"I don't love my country."
Law Professor Brian Tamanaha wrote those words in a post on Balkinization called "Blood on the Hands of the State."
In the post, he points out that states, "in the name of some ideology, or some image of national purity or dominance, or in the name of religion, or simply to plunder," kill their own citizens or call them up to fight others, causing untold deaths.
He goes on to observe:
Learn this history and you will see the price patriotism exacts. For many reasons, I feel fortunate to have been born in the United States, but I don’t love my country. It has no love for any of us.
As you might expect, he drew a lot of reaction to those comments, including comments from another law professor who observed on his blog:
Brian you may not love your country, but your country loves you, even if you don't know it. You are its raison d'etre. The fundamental purpose of a democratic country like the United States is to serve you and your fellow citizens. Representative democracy means that our elected officials are trying (albeit imperfectly) to look out for your interests, your benefits, your needs, and your wants. Your country seeks to protect your safety, your economic well-being, your property, and your freedoms.
In reply, Tamanaha -- after asking "Does my country’s heart beat faster when it thinks of me?" -- went on to make an important point:
I know he did not mean “your country loves you” literally (right?), although he did wax at length. But it is precisely talk like this that makes patriotism so dangerous, substituting metaphor and emotion for reason and careful evaluation. Much of his post consists of glorified abstractions of the state, slogans we repeat unthinkingly so often that they become truths in our mind.

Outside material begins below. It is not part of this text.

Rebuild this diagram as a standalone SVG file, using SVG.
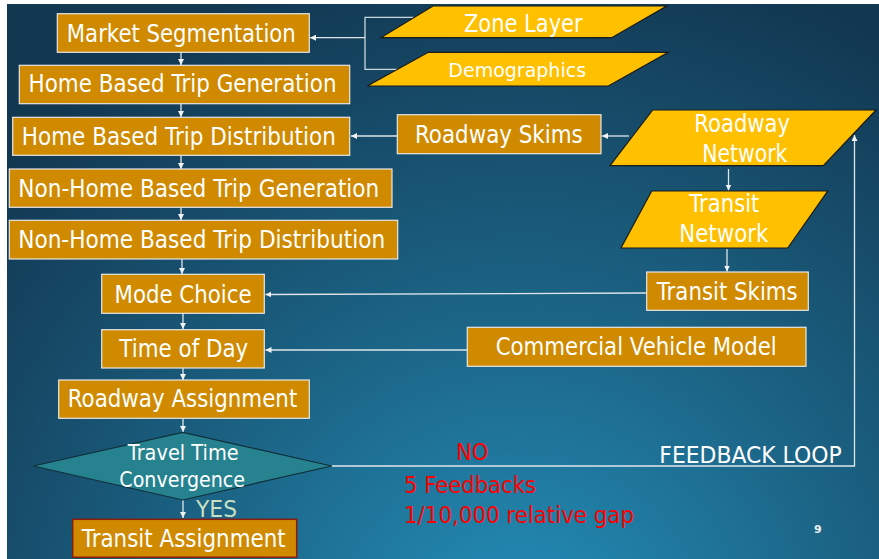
<svg xmlns="http://www.w3.org/2000/svg" width="879" height="559" viewBox="0 0 879 559">
<defs>
<radialGradient id="bg" gradientUnits="userSpaceOnUse" cx="520" cy="640" r="700">
<stop offset="0" stop-color="#2490bb"/>
<stop offset="0.45" stop-color="#1c6688"/>
<stop offset="1" stop-color="#123751"/>
</radialGradient>
<marker id="ah" viewBox="0 0 6 6" refX="6" refY="3" markerWidth="6" markerHeight="6" markerUnits="userSpaceOnUse" orient="auto">
<path d="M0,0 L6,3 L0,6 z" fill="#f2f2f2"/>
</marker>
</defs>
<style>
.box{fill:#cf8a00;stroke:#e6e6e6;stroke-width:1.2}
.para{fill:#ffc000;stroke:#1a1a1a;stroke-width:1.2}
.t{font-family:"DejaVu Sans","Liberation Sans",sans-serif;font-size:24px;fill:#ffffff;text-anchor:middle}
.s{font-size:20px}
.c{stroke:#c9d6de;stroke-width:1.3;fill:none}
.ca{stroke:#dfe6ea;stroke-width:1.3;fill:none;marker-end:url(#ah)}
.red{font-family:"DejaVu Sans","Liberation Sans",sans-serif;font-size:23px;fill:#ff0000}
</style>
<rect x="0" y="0" width="879" height="559" fill="#ffffff"/>
<rect x="7" y="4" width="872" height="555" fill="url(#bg)"/>

<g id="connectors">
<line class="ca" x1="181" y1="52" x2="181" y2="65"/>
<line class="ca" x1="181" y1="104" x2="181" y2="117"/>
<line class="ca" x1="181" y1="155" x2="181" y2="169"/>
<line class="ca" x1="181" y1="207" x2="181" y2="220"/>
<line class="ca" x1="182" y1="259" x2="182" y2="274"/>
<line class="ca" x1="183" y1="313" x2="183" y2="329"/>
<line class="ca" x1="183" y1="368" x2="183" y2="380"/>
<line class="ca" x1="183" y1="418" x2="183" y2="432"/>
<line class="ca" x1="183" y1="500" x2="183" y2="518"/>
<polyline class="c" points="414,17.3 365,17.3 365,69.3 397.5,69.3"/>
<line class="ca" x1="365" y1="37.7" x2="310" y2="37.7"/>
<line class="ca" x1="397" y1="136" x2="351" y2="136"/>
<line class="ca" x1="629" y1="136" x2="602" y2="136"/>
<line class="ca" x1="728.5" y1="169" x2="728.5" y2="190.5"/>
<line class="ca" x1="727" y1="249" x2="727" y2="271.5"/>
<line class="ca" x1="646" y1="293" x2="265.5" y2="294.5"/>
<line class="ca" x1="467" y1="350" x2="265.5" y2="350"/>
<polyline class="ca" points="331.7,466 854.5,466 854.5,135"/>
</g>

<g id="market-segmentation"><rect class="box" x="57.3" y="13.7" width="252" height="38.6"/><text class="t" x="181.3" y="41.5" textLength="229" lengthAdjust="spacingAndGlyphs">Market Segmentation</text></g>
<g id="hb-trip-generation"><rect class="box" x="19.3" y="65.3" width="330.4" height="38.4"/><text class="t" x="182.5" y="92.3" textLength="308" lengthAdjust="spacingAndGlyphs">Home Based Trip Generation</text></g>
<g id="hb-trip-distribution"><rect class="box" x="12.7" y="117.3" width="337" height="38"/><text class="t" x="178.8" y="145" textLength="314" lengthAdjust="spacingAndGlyphs">Home Based Trip Distribution</text></g>
<g id="nhb-trip-generation"><rect class="box" x="9.3" y="169" width="382.7" height="38.3"/><text class="t" x="198.8" y="196.7" textLength="361" lengthAdjust="spacingAndGlyphs">Non-Home Based Trip Generation</text></g>
<g id="nhb-trip-distribution"><rect class="box" x="9.3" y="220.3" width="388.4" height="38.7"/><text class="t" x="201.7" y="248.3" textLength="367" lengthAdjust="spacingAndGlyphs">Non-Home Based Trip Distribution</text></g>
<g id="mode-choice"><rect class="box" x="101.7" y="274.3" width="162.6" height="39"/><text class="t" x="183" y="303.3" textLength="137" lengthAdjust="spacingAndGlyphs">Mode Choice</text></g>
<g id="time-of-day"><rect class="box" x="101.7" y="329.7" width="162.6" height="38.3"/><text class="t" x="183.8" y="357.3" textLength="129" lengthAdjust="spacingAndGlyphs">Time of Day</text></g>
<g id="roadway-assignment"><rect class="box" x="58.7" y="380" width="250.6" height="38.3"/><text class="t" x="182.5" y="407.3" textLength="229.6" lengthAdjust="spacingAndGlyphs">Roadway Assignment</text></g>
<g id="travel-time-convergence"><polygon points="33.3,466 182.7,432.3 331.7,466 182.7,500" fill="#26828f" stroke="#10303a" stroke-width="1.2"/><text class="t" style="font-size:21px" x="183.2" y="460" textLength="111" lengthAdjust="spacingAndGlyphs">Travel Time</text><text class="t" style="font-size:21px" x="182.2" y="487.3" textLength="125.7" lengthAdjust="spacingAndGlyphs">Convergence</text></g>
<g id="transit-assignment"><rect x="72.7" y="519.3" width="224" height="38" fill="#cf8a00" stroke="#8a1c10" stroke-width="1.5"/><text class="t" x="183.7" y="546.7" textLength="204" lengthAdjust="spacingAndGlyphs">Transit Assignment</text></g>

<g id="zone-layer"><polygon class="para" points="380.7,37.7 433,6 666.7,6 611.7,37.7"/><text class="t" x="523.3" y="31.7" textLength="118.7" lengthAdjust="spacingAndGlyphs">Zone Layer</text></g>
<g id="demographics"><polygon class="para" points="367.3,86 428.3,52.3 668.3,52.3 608.3,86"/><text class="t s" x="517.2" y="76.7" textLength="137.7" lengthAdjust="spacingAndGlyphs">Demographics</text></g>
<g id="roadway-skims"><rect class="box" x="397.3" y="114.7" width="203.7" height="39"/><text class="t" x="498.8" y="143.3" textLength="167.7" lengthAdjust="spacingAndGlyphs">Roadway Skims</text></g>
<g id="roadway-network"><polygon class="para" points="610,165.7 652.7,110 876,110 823.3,165.7"/><text class="t" x="742.2" y="131.7" textLength="95.7" lengthAdjust="spacingAndGlyphs">Roadway</text><text class="t" x="744.8" y="161.7" textLength="85" lengthAdjust="spacingAndGlyphs">Network</text></g>
<g id="transit-network"><polygon class="para" points="621,248 651.7,191 827.7,191 787.7,248"/><text class="t" x="724.3" y="212.3" textLength="70" lengthAdjust="spacingAndGlyphs">Transit</text><text class="t" x="723.8" y="242.3" textLength="89" lengthAdjust="spacingAndGlyphs">Network</text></g>
<g id="transit-skims"><rect class="box" x="646.7" y="272" width="161.6" height="38.3"/><text class="t" x="727.2" y="300" textLength="141" lengthAdjust="spacingAndGlyphs">Transit Skims</text></g>
<g id="commercial-vehicle-model"><rect class="box" x="467.3" y="327.3" width="338.7" height="39"/><text class="t" x="636.2" y="355" textLength="281" lengthAdjust="spacingAndGlyphs">Commercial Vehicle Model</text></g>

<g id="labels">
<text x="196" y="516.7" font-family="DejaVu Sans, Liberation Sans, sans-serif" font-size="23" fill="#c7dfc2" textLength="41" lengthAdjust="spacingAndGlyphs">YES</text>
<text class="red" x="456" y="460" textLength="32.3" lengthAdjust="spacingAndGlyphs">NO</text>
<text x="659.3" y="462.7" font-family="DejaVu Sans, Liberation Sans, sans-serif" font-size="23" fill="#ffffff" textLength="182.4" lengthAdjust="spacingAndGlyphs">FEEDBACK LOOP</text>
<text class="red" x="404" y="493.3" textLength="132" lengthAdjust="spacingAndGlyphs">5 Feedbacks</text>
<text class="red" x="404" y="523.3" textLength="230" lengthAdjust="spacingAndGlyphs">1/10,000 relative gap</text>
<text x="814" y="533" font-family="DejaVu Sans, Liberation Sans, sans-serif" font-size="11" font-weight="bold" fill="#e8eef2">9</text>
</g>
</svg>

I've been pondering Tamanaha's post. Like most Americans, I was brought up to see my country as "different." We are truly free; our government is chosen in the fairest possible way; history as taught touts our inevitable progress toward the greatest possible freedom; McCarthyism and Jim Crow laws were aberrations, eventually corrected.
So of course we should love our country, shouldn't we? That's real patriotism, right?
The Civil Rights Movement and the Vietnam War all made me cynical about the U.S. But for years I've still thought of our country as flawed, but fixable. Despite our excesses in the world, our hearts were in the right place. Eventually we would live up to our potential.
The Bush years destroyed my optimism. I have seen my country at its worst and it's an ugly sight -- the blatant abuse of raw power, without even lip service to the core principles on which the US was founded.
Perhaps this is inevitable, as Tamanaha hints in his posts. Perhaps a state can never really be "good" in that moral sense. Tamanaha suggests that the state will disappear, which makes me wonder what powerful institutions will replace it. Corporations, perhaps? Even in this day and age where government does little to rein in corporations, I find myself shuddering at what they might become with no state power to keep them in line. A powerful institution in which my voice might possibly be heard strikes me as preferable one in which my ideas will be stomped into the ground.
Perhaps I lack imagination, because I have trouble imagining a world without some large power structures unless I also imagine massive destruction and chaos.
But I digress, because what Tamanaha's post really made me think about were Shakespeare's history plays, particularly the ones set during the War of the Roses. People declared their loyalties to a king or a lord who wished to be king, and called that patriotism. Such patriotism became treason, of course, if the other man won. And none of those who sought power really had the good of England at his heart; none ever did anything for the common people who fought in his name.
Our country is supposed to be different, but is it? Our young people are dying in Iraq not for the greater good of us all, but because of the power dreams of those running the U.S. It is a farce to say they are serving their country, because the Iraq War is doing our country so much harm. Bush has exploited their urge to serve and used it for his own desires, much like all those kings and would-be kings of England.
In a democratic state, it is way past time we learned that patriotism does not simply consist of following leaders blindly. If we would have a country that we can love -- if we would have a country that might actually love its people -- we must stand up against it when it goes astray. While I completely understand why some people feel the urge to serve their country through the military -- particularly in these troubled times -- the misuse of that service is appalling. The country would be better off if people who want to serve put their energies into opposing our current leadership instead of following its orders.
There are more ways to serve one's country than with a gun.